The wrong audience

I didn’t see Rep. Edmund Reyes deliver his "Who is on the side of truth?" speech. I did catch portions of his quite-literal 15 minutes of fame, as they were replayed on cable and TV news. When I watched a replay for the first time, I wanted it to be as good as some observers, including my colleague Manolo Quezon, said it was.

Maybe something was lost in the translation, from live feed to replay, but I must say I found the speech halting and awkward.

Style aside, I also found its principal rhetorical strategy confused. The first principle of rhetoric, of course, is knowing the audience. Reyes’ speech may have been structured like it was addressed to his fellow congressmen, but in truth it was directed to the gallery and to the general public. Perhaps the best way to put this idea across is to describe his impassioned closing lines for what they really were: rhetorical, not real, questions.

Are only 73 members of this House of Representatives on the side of the truth? Is there anyone else? Is there no one else? Wala na bang ibang pipirma para sa katotohanan?

Is there no one else?

To which I can only reply: Is this any way to get more signatures?

We should never underestimate the capacity of any politician to eat crow, or to endure humiliation, as long as his interests are served, preferably in the short run. But the self-righteousness of the impeachment spokesman couldn’t have been more off-putting. Those on the other side of the impeachment divide naturally see themselves as acting morally too — or at least entitled to the many uses of the language of morality. To be reminded, as Reyes effectively reminded them, that the pursuit of truth was the monopoly of only those for impeachment, was to lose face in one’s own house.

Besides, there is the moral nature of the "23" practical, deal-making, we’ll-wait-for-the-right-time-to-get-off-the-fence congressmen who wrote secret commitments. These commitments, as revealed by Reyes, may have added a pragmatic and necessary touch to the impeachment camp’s overall strategy, but let’s face it: They also subtract from the moral character of the impeachment’s search for truth. 

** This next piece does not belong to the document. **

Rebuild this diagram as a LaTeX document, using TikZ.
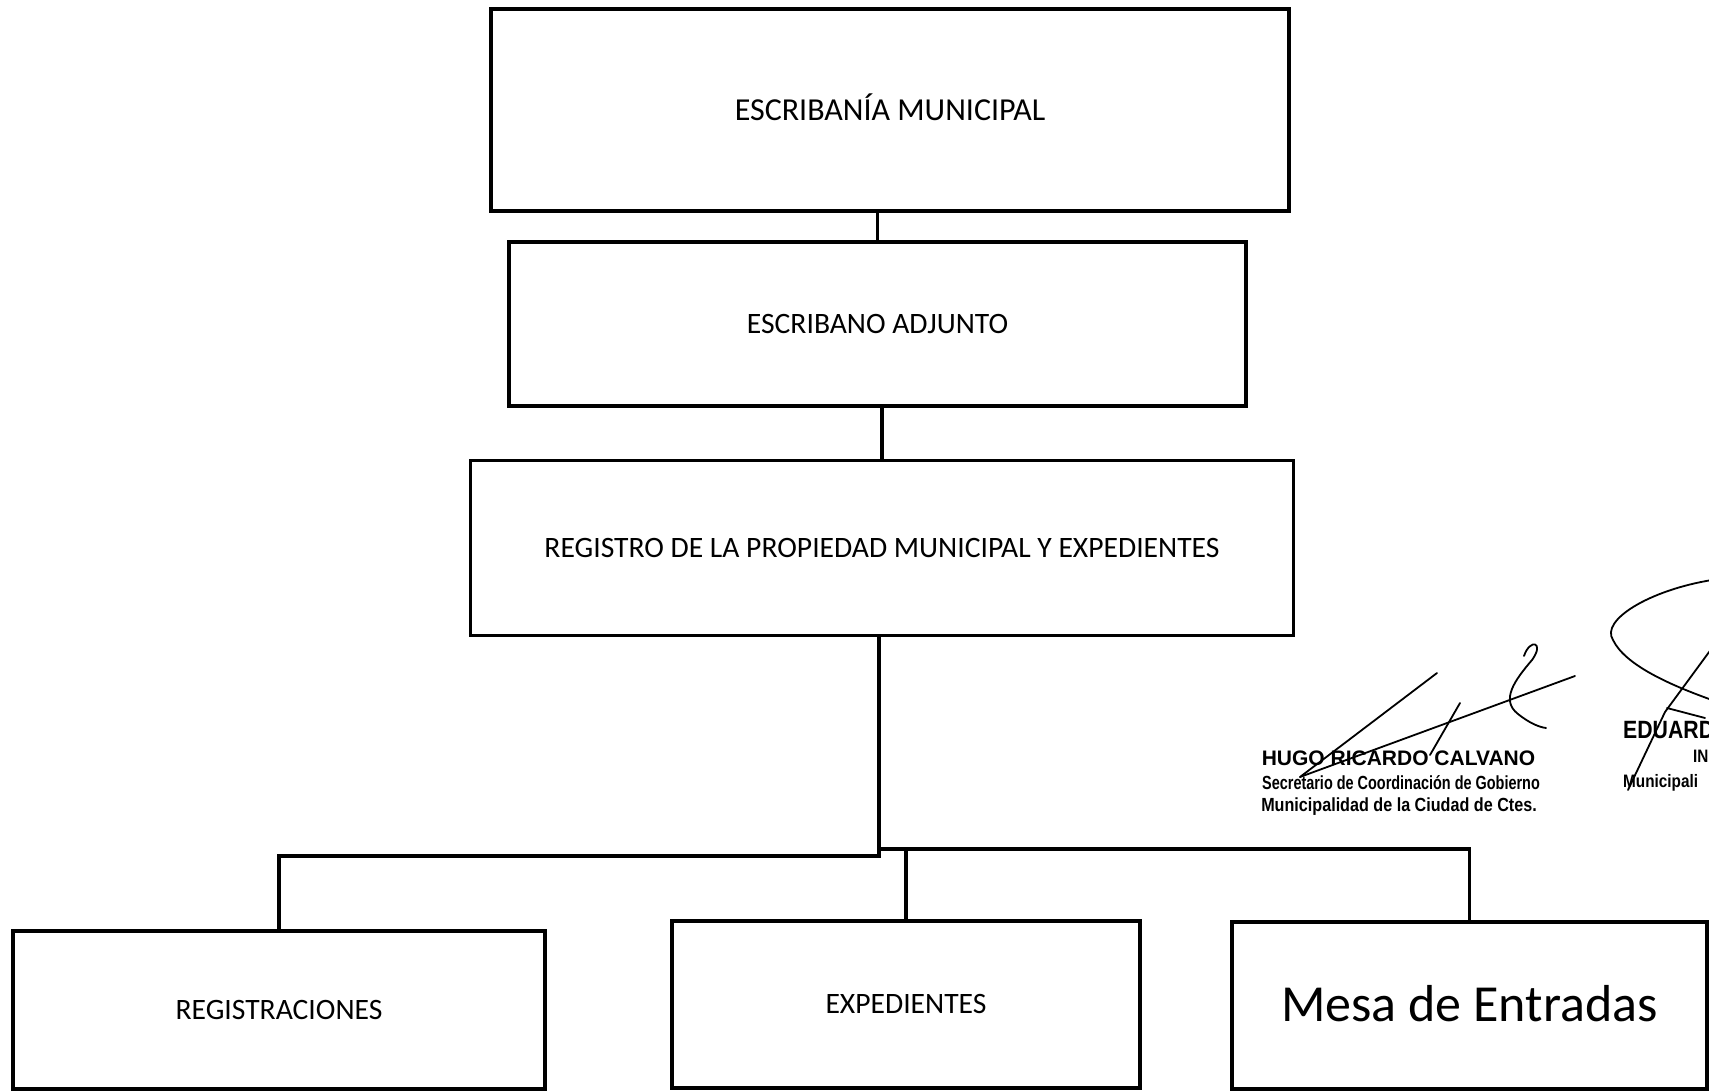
\documentclass[tikz,border=0pt]{standalone}
\usepackage{fontspec}
\setmainfont{Carlito}
\newfontfamily\stampname{Liberation Sans}
\newfontfamily\stampA[FakeStretch=0.76]{Liberation Sans}
\newfontfamily\stampB[FakeStretch=0.85]{Liberation Sans}
\begin{document}
\begin{tikzpicture}[x=1pt,y=-1pt,
  box/.style={draw, rectangle, line width=3.8pt, inner sep=0pt,
    font=\fontsize{29.6}{34}\selectfont, text height=18.7pt, text depth=0pt},
  topbox/.style={box, font=\fontsize{32}{37}\selectfont, text height=20.2pt},
  bigbox/.style={box, font=\fontsize{52}{60}\selectfont, text height=32.9pt},
  conn/.style={line width=3.8pt},
  sig/.style={line width=1.8pt, line cap=round, line join=round},
  stamp/.style={inner sep=0pt, anchor=base}]
\useasboundingbox (0,0) rectangle (1709,1091);
\clip (0,0) rectangle (1709,1091);

\node[topbox, minimum width=798pt, minimum height=202pt] (B1) at (890,110) {ESCRIBANÍA MUNICIPAL};
\node[box, minimum width=737pt, minimum height=164pt] (B2) at (877.5,324) {ESCRIBANO ADJUNTO};
\node[box, minimum width=823pt, minimum height=175pt] (B3) at (882,548) {REGISTRO DE LA PROPIEDAD MUNICIPAL Y EXPEDIENTES};
\node[box, minimum width=532pt, minimum height=158pt] (B4) at (279,1010) {REGISTRACIONES};
\node[box, minimum width=468pt, minimum height=167pt] (B5) at (906,1004.5) {EXPEDIENTES};
\node[bigbox, minimum width=475pt, minimum height=167pt] (B6) at (1469.5,1005.5) {Mesa de Entradas};

\coordinate (J1) at (879,856);
\coordinate (J2) at (879,849);
\draw[conn] (B2.north |- B1.south) -- (B2.north);
\draw[conn] (B3.north |- B2.south) -- (B3.north);
\draw[conn] (J1 |- B3.south) -- (J1) -- (J1 -| B4.north) -- (B4.north);
\draw[conn] (J2) -- (J2 -| B6.north) -- (B6.north);
\draw[conn] (J2 -| B5.north) -- (B5.north);

% stamp of the first signatory
\node[stamp] (S1) at (1398.5,765) {\stampname\bfseries\fontsize{21}{24}\selectfont HUGO RICARDO CALVANO};
\node[stamp] (S2) at (1401,789) {\stampA\bfseries\fontsize{19}{22}\selectfont Secretario de Coordinación de Gobierno};
\node[stamp] (S3) at (1399,811) {\stampB\bfseries\fontsize{19}{22}\selectfont Municipalidad de la Ciudad de Ctes.};

% stamp of the second signatory (cut by the edge)
\node[stamp, anchor=base west] (T1) at (1623,738) {\stampB\bfseries\fontsize{25}{28}\selectfont EDUARD};
\node[stamp, anchor=base west] (T2) at (1693,762) {\stampB\bfseries\fontsize{18}{22}\selectfont IN};
\node[stamp, anchor=base west] (T3) at (1623,787) {\stampB\bfseries\fontsize{18}{22}\selectfont Municipali};

% signature 1
\draw[sig] (1437,673) -- (1300,777);
\draw[sig] (1575,676) -- (1300,777);
\draw[sig] (1524,656) .. controls (1530,638) and (1545,642) .. (1532,660)
  .. controls (1515,680) and (1500,700) .. (1518,714)
  .. controls (1528,722) and (1538,727) .. (1546,728);
\draw[sig] (1460,703) -- (1430,755);

% signature 2
\draw[sig] (1712,580) .. controls (1650,590) and (1600,620) .. (1613,640)
  .. controls (1625,665) and (1670,685) .. (1712,700);
\draw[sig] (1712,648) -- (1665,712) -- (1628,790);
\draw[sig] (1667,708) -- (1705,718);
\end{tikzpicture}
\end{document}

Reyes may have thought his aim was to win at least six more signatories. But his speech as prepared and delivered did the opposite: It probably cost the opposition votes.



Filed under Readings in Politics

2 responses to “The wrong audience

  1. hma

    23 secret commitments? please. it’s a bluff. notice no one’s biting anymore. they not only look desperate, they look pathetic.

  2. I am chastened by Manolo’s generous words (in his updated Thursday roundup), and must admit I did not do justice to his nuanced view of Edmund Reyes’s speech.

    And if Teddy Locsin (whom he quotes) is right about the speech only hardening party lines, then Reyes may not have cost the pro-impeachment camp any votes. He just didn’t win any new ones.